Task statement
Retype every line from the start of the data down to and including the line with "from bokeh.resources import INLINE". Skip the pictures.

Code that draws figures
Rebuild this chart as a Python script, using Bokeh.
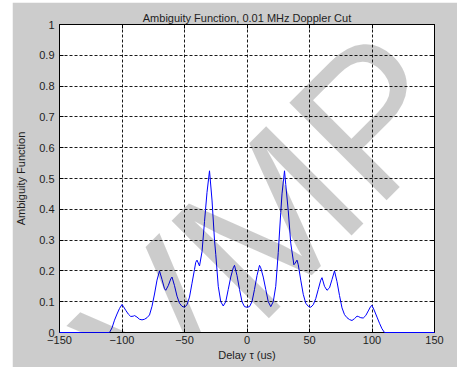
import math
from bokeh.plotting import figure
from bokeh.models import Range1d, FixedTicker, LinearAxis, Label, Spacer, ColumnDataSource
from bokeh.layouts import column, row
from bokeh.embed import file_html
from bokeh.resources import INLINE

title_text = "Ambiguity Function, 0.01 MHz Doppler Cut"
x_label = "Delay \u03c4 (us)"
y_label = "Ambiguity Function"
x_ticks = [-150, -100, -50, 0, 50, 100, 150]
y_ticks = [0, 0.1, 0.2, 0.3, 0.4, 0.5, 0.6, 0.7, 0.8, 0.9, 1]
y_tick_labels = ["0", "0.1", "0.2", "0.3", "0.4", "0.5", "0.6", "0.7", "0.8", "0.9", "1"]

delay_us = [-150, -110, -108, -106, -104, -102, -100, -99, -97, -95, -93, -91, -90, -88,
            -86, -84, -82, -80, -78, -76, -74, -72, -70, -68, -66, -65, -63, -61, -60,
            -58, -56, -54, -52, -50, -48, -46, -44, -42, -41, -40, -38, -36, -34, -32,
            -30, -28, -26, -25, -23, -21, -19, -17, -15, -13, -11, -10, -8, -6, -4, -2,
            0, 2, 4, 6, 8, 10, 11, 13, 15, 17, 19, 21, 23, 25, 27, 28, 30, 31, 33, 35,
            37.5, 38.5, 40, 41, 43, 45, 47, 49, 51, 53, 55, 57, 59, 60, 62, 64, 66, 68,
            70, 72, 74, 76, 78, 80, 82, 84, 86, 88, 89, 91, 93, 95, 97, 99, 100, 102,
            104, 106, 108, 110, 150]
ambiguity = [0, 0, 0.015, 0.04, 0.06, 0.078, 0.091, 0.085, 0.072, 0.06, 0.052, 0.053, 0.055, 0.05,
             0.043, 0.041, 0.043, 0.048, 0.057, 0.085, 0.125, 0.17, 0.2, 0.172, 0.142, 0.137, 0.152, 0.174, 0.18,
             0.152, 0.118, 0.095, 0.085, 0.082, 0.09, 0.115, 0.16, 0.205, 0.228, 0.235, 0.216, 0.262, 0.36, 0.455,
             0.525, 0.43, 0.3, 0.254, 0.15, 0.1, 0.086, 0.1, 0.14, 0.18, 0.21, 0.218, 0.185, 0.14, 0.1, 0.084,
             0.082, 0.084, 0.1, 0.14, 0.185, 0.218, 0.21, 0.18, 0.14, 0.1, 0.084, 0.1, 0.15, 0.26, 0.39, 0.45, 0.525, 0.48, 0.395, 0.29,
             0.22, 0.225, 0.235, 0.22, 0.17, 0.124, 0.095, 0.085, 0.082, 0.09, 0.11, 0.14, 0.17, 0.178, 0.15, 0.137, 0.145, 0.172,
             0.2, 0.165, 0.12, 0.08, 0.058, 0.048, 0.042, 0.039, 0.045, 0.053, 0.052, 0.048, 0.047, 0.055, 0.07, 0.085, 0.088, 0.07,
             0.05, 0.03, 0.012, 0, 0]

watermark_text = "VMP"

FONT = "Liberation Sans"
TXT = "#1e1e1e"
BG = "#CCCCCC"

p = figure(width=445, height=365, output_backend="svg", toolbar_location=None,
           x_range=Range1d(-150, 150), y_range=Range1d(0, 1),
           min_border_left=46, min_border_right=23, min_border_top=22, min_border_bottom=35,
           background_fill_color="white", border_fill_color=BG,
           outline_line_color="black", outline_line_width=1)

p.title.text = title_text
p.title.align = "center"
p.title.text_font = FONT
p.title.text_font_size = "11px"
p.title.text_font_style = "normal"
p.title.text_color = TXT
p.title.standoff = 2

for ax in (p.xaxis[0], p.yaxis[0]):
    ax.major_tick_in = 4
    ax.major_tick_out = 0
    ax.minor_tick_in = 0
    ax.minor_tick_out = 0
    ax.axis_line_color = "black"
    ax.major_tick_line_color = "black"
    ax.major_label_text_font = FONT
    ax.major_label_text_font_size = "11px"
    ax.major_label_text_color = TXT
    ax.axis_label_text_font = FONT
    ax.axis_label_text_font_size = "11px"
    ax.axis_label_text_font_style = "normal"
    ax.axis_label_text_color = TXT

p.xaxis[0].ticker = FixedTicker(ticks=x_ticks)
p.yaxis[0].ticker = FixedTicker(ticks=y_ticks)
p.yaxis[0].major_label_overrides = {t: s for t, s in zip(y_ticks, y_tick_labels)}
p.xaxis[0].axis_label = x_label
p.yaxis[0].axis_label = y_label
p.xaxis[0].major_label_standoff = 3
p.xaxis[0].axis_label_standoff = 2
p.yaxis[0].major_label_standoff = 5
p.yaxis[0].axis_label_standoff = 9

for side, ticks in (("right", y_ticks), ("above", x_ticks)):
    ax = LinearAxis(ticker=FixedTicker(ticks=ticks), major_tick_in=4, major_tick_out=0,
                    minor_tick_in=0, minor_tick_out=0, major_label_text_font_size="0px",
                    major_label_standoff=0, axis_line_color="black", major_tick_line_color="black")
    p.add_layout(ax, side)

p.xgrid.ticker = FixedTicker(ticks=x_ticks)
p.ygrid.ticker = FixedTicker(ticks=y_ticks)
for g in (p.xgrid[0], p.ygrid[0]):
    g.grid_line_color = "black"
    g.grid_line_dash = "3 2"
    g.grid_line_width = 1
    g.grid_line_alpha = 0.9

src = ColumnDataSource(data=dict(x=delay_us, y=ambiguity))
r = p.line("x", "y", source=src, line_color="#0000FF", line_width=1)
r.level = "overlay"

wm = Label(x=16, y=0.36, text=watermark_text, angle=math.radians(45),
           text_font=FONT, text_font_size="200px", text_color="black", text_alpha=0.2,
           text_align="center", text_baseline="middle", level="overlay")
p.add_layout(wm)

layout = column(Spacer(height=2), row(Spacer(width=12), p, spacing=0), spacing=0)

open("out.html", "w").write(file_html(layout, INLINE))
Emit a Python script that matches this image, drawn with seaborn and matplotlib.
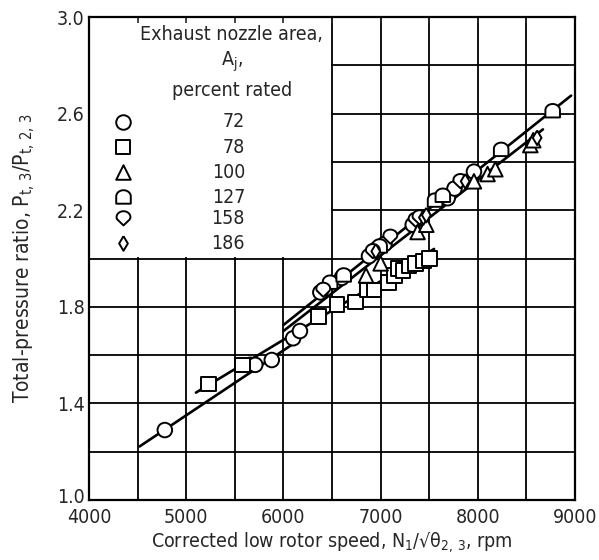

Result of this task
Rebuild this chart as a Python script, using Bokeh.
import math
from bokeh.plotting import figure
from bokeh.models import Range1d, FixedTicker, LinearAxis, Label, Spacer, ColumnDataSource
from bokeh.layouts import column, row
from bokeh.embed import file_html
from bokeh.resources import INLINE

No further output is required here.